Violent Clashes Break out in Rome as Italian Opposition to Migrants Increases

Nick Squires, Telegraph, July 17, 2015

Violent protests against refugees broke out in Rome on Friday, hours after locals in the northern city of Treviso forced the evacuation of a group of migrants by burning mattresses and furniture.

Protesters clashed with truncheon-wielding riot police in the suburb of Casale San Nicola on the outskirts of Rome as a group of 19 refugees were driven under police escort to a former school that has been converted into a migrant reception centre.

At least 14 police officers were hurt in the clashes, which came amid a growing backlash against the 84,000 refugees and asylum seekers who have arrived in Italy this year after crossing the Mediterranean in boats and dinghies operated by people smugglers based in Libya.

That is on top of the 170,000 who reached Italian shores last year.

Demonstrators, some of them from a far-Right group called Casapound, hurled stones and water bottles at the bus carrying the refugees, prompting police to charge at them with shields and truncheons.

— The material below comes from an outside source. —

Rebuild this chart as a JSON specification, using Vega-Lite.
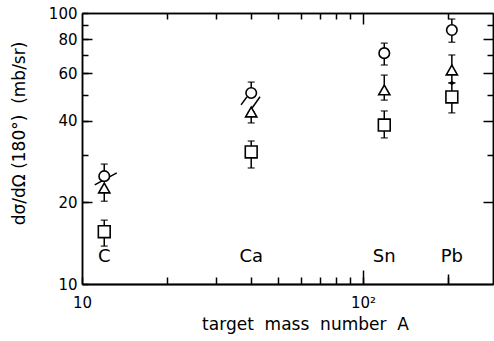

Protesters also burned rubbish skips and bales of hay and tried to block a road.

Clutching Italian flags, they said they wanted their suburb to remain “Italian” and claimed they did not have adequate infrastructure to deal with the migrants.

The ugly scenes came just hours after the authorities in Treviso, in the Veneto region of northern Italy, were forced to move 101 mainly African migrants from two empty apartment buildings in which they had been housed.

Residents in the town of Quinto di Treviso, outside Treviso, set mattresses, television sets and furniture on fire in protest at the resettlement, saying they did not want the migrants living nearby.

They had seized the objects after breaking into the buildings, protesting against what they said was “an invasion”.

The migrants had to be transferred to a local army barracks for their own safety.

Luca Zaia, the governor of Veneto, voiced support for the protesters, saying that his region was being “Africanised” by the arrival of so many migrants.

“The Veneto is in danger of becoming an outpost of Africa,” he said.

Mr Zaia is a prominent member of the Northern League, a centre-Right political party which has seen its popularity rise on an anti-immigration platform.

“There are families living there, many of them with small children, and the local authority, without warning anyone, sends 101 refugees. Residents are just claiming the right to live in peace,” he told La Stampa newspaper, without identifying what threat, if any, the migrants posed.

He said that “two out of every three” of the refugees were economic migrants and did not have the right to claim asylum in Italy, calling for the international community to set up processing centres in North Africa where genuine asylum seekers could be distinguished from economic migrants.

“In my region we have 517,000 immigrants, 42,000 of them without jobs. We have no more room for them–enough,” he said.

Matteo Salvini, the head of the Northern League, criticised the police response and said local authorities should stop “coddling” migrants.

His remarks were condemned by the governing, centre-Left Democratic Party.

“Salvini’s instigation of violence is shameful. Trying to pick up votes on people’s misfortune is disgusting,” said the party’s Khalid Chaouki, one of Italy’s few ethnic minority MPs.

Maria Augusta Marrosu, the local prefect in Treviso, said residents who had set fire to property would be prosecuted. “It’s the Italians who are behaving badly, not the foreigners,” he said.